From time to time I get asked when I’m going to start allowing people to post comments here on Laughing Water. I really struggled with that in the beginning because of ad hominem attacks, the nature of anonymous rants, and, quite frankly, the growing lack of civility in the Anglican/Episcopal blogosphere.
I’m sure that comments will soon begin to appear here. Those who want to join the conversation, however, will have to use their first and last real names under all but the most extenuating circumstances and will have to abide by a code of civility. I’ll have to pray about the contours of that code, but I think it’s absolutely necessary.
My opinion about this has only grown stronger after reading about a recent hit-and-run accident in St.

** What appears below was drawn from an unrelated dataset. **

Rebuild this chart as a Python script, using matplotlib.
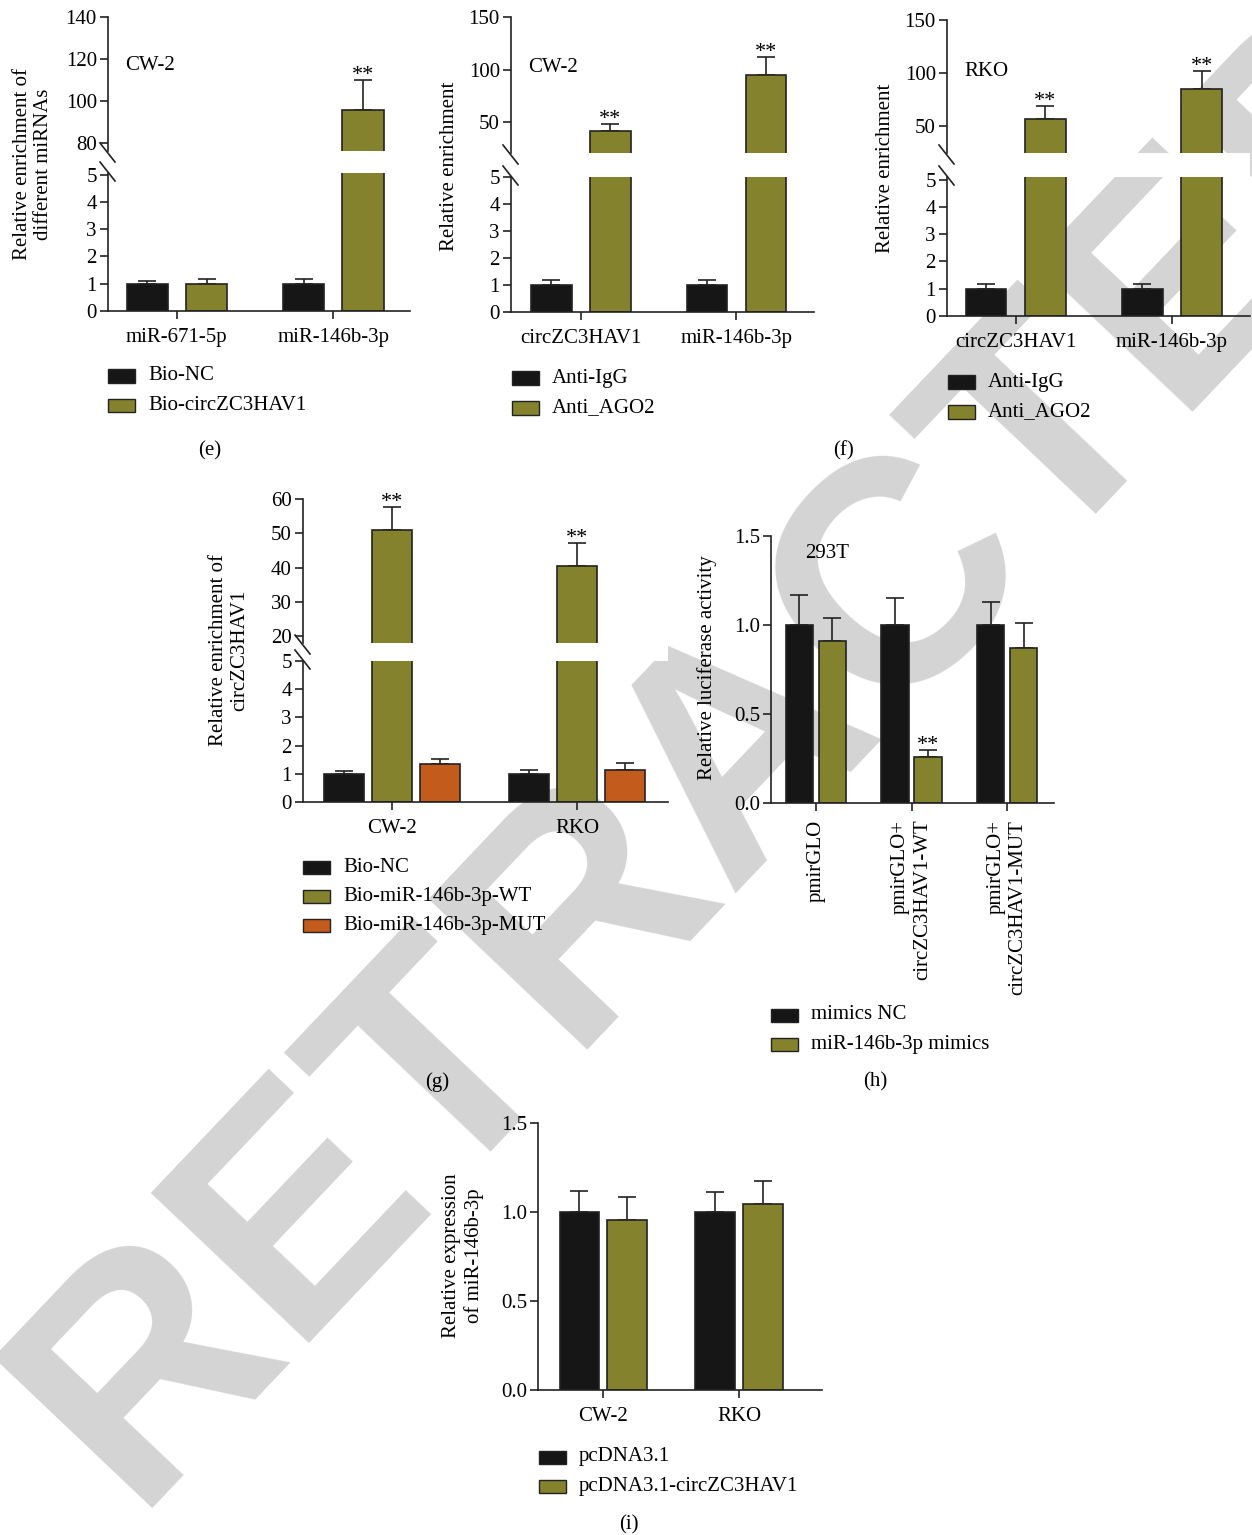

Petersburg, Florida. Last month a car struck a man named Neil Alan Smith, a dishwasher at a restaurant in that city, while he was riding his bicycle home from work. The car didn’t stop, and Mr. Smith died six days later. Not long after an article about the accident and Mr. Smith’s death appeared on the website of the St. Petersburg Times, someone posted this comment:
A man who is working as a dishwasher at the Crab Shack at the age of 48 is surely better off dead.
Here’s what happened next:
Web editors removed the comment, deeming it an offensive and insensitive insult to a dead man’s friends and family. Though hardly unusual — check out the comments beneath stories about any recent tragedy — this one spurred the Times to make Mr. Smith the subject of this story, as a reminder that every life matters.
The article continues with details of Mr. Smith’s life. It’s worth taking a few minutes to read about those details and about some of the people who knew him and miss him. Here’s a final excerpt:
Mr. Smith died Sept. 18, three days before his 49th birthday.
Dayhoff, his boss at Crab Shack, read the story on the Times website and found himself outraged by unsympathetic comments posted by some readers.
“I just can’t get over some of those people reacting the way they did,” he said. “This guy was a human being. He might not have meant something to somebody else, but he was like family to us. He meant something to us.”
Indeed, every life matters. That includes your own life as someone who was created in the image of God. So think twice before you make that comment.